EXERCISE | For this exercise, copy out each line of the material below that includes "chart".

ENTRIES |
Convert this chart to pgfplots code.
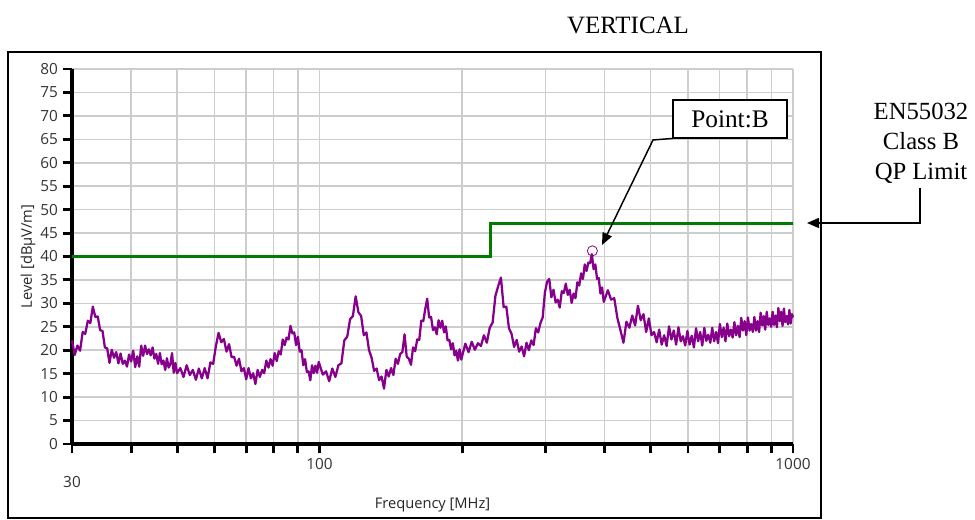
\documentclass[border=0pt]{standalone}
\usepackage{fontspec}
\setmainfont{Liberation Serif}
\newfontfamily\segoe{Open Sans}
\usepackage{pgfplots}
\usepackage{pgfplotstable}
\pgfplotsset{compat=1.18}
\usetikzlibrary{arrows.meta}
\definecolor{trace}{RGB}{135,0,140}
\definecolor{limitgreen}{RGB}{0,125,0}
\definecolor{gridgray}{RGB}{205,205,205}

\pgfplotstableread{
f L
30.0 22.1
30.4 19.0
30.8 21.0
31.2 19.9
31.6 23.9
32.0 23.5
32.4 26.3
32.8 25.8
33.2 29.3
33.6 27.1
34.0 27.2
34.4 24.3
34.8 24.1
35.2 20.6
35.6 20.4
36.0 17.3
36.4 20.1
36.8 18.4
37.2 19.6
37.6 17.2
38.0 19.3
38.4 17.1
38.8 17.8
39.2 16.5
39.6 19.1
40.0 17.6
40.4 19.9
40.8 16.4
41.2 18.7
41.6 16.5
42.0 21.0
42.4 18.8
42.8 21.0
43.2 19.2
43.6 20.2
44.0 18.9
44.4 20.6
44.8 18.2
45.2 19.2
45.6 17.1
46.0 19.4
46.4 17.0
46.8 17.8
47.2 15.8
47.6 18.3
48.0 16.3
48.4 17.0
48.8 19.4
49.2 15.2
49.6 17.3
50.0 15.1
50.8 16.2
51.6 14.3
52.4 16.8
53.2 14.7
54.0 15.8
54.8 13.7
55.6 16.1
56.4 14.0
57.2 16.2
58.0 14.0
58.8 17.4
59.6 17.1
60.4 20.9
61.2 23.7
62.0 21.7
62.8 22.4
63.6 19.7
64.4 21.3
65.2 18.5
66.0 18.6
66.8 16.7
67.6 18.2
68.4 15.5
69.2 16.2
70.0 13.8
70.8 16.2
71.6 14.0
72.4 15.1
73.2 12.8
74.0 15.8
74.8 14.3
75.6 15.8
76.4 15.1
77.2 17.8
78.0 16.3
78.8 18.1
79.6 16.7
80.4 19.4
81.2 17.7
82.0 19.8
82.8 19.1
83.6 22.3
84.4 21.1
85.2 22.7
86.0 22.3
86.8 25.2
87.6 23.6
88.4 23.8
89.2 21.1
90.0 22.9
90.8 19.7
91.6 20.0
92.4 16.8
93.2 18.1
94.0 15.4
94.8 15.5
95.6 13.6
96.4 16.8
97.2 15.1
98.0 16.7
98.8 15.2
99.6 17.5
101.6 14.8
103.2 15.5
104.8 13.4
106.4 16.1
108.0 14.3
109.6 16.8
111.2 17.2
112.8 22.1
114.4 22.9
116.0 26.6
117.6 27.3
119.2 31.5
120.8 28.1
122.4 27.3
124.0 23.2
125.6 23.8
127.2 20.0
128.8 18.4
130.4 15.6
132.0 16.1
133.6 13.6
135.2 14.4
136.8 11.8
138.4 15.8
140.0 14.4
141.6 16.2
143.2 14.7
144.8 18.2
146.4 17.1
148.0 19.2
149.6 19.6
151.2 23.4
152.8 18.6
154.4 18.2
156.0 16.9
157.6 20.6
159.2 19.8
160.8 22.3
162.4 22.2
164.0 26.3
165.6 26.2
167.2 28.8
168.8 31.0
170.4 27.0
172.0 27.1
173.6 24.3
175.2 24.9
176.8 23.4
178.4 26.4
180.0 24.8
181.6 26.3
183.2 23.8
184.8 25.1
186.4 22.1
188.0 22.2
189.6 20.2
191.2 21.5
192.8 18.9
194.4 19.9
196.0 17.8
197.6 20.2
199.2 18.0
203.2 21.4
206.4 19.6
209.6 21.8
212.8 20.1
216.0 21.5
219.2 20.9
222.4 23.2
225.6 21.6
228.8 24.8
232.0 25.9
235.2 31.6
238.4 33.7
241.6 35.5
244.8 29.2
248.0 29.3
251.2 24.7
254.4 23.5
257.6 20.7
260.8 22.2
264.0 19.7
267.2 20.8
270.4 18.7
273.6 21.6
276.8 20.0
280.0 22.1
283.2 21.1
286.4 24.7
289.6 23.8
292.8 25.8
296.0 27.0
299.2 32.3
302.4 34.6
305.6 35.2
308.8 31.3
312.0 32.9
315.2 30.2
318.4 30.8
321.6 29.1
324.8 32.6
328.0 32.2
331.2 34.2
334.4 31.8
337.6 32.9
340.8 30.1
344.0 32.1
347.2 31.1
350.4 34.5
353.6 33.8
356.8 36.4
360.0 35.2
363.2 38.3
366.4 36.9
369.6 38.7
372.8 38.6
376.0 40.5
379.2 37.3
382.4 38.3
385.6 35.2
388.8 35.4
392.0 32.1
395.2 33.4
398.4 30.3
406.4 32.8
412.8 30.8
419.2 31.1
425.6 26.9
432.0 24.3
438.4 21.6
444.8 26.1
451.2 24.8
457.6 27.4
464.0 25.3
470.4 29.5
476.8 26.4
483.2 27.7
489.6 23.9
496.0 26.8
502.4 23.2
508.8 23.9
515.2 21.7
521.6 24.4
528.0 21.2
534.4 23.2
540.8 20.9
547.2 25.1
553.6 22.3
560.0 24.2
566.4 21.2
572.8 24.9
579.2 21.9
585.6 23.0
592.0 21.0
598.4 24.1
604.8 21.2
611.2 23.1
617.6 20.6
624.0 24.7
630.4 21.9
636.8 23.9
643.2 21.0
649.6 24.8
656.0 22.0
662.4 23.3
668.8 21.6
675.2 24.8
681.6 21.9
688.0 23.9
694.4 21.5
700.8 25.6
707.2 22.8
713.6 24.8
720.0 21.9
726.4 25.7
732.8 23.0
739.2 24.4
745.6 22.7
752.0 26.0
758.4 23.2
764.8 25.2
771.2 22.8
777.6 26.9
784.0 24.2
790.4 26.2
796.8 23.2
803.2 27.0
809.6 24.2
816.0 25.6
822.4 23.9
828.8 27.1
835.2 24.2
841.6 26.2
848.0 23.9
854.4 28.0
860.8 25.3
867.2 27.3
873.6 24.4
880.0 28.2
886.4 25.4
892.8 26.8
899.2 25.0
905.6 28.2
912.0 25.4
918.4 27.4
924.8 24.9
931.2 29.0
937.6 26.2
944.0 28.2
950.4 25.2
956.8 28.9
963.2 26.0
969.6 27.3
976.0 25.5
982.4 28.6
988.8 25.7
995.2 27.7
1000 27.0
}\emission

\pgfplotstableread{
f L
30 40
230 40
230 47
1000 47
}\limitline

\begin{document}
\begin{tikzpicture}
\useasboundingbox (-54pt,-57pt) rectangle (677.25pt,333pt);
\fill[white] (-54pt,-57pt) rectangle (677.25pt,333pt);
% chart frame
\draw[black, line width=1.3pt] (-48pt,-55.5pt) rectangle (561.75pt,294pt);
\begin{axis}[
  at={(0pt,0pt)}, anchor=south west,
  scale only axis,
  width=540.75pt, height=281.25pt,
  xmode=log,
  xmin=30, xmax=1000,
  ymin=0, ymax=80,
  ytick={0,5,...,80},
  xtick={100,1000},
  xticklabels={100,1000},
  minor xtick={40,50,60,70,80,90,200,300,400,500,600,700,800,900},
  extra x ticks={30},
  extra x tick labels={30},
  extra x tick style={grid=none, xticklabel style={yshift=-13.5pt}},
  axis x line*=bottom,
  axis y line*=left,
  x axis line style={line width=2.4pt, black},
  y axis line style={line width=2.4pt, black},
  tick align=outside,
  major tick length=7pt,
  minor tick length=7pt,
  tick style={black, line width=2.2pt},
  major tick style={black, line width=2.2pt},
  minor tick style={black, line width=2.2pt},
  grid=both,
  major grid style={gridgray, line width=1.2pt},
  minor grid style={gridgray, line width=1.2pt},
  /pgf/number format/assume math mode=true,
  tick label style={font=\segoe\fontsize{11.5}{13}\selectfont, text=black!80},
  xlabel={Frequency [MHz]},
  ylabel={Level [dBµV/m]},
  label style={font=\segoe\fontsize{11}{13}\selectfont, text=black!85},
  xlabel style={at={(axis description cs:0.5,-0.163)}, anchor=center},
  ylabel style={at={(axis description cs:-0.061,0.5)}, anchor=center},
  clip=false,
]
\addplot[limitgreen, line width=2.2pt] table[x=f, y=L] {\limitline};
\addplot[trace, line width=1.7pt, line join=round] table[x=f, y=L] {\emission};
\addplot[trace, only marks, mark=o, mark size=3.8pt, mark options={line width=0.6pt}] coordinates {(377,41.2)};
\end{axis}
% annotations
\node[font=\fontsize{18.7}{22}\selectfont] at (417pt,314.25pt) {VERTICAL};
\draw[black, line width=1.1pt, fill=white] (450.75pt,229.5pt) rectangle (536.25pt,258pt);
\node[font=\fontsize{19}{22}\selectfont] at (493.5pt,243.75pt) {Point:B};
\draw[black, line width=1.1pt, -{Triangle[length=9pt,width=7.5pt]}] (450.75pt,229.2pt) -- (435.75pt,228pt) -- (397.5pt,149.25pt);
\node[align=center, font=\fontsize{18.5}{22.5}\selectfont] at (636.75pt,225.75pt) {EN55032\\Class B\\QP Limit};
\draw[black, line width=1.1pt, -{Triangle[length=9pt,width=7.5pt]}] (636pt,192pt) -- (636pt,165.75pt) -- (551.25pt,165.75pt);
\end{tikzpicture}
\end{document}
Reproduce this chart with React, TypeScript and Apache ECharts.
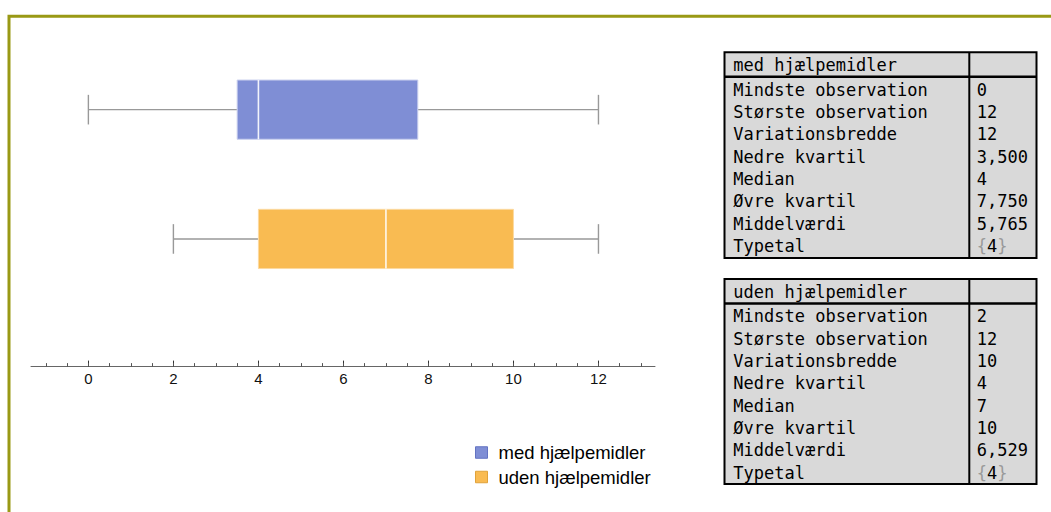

SOLUTION FOR THIS EXERCISE |
Convert this chart to pgfplots code.
% chart frame
Reproduce this chart with React, TypeScript and Apache ECharts.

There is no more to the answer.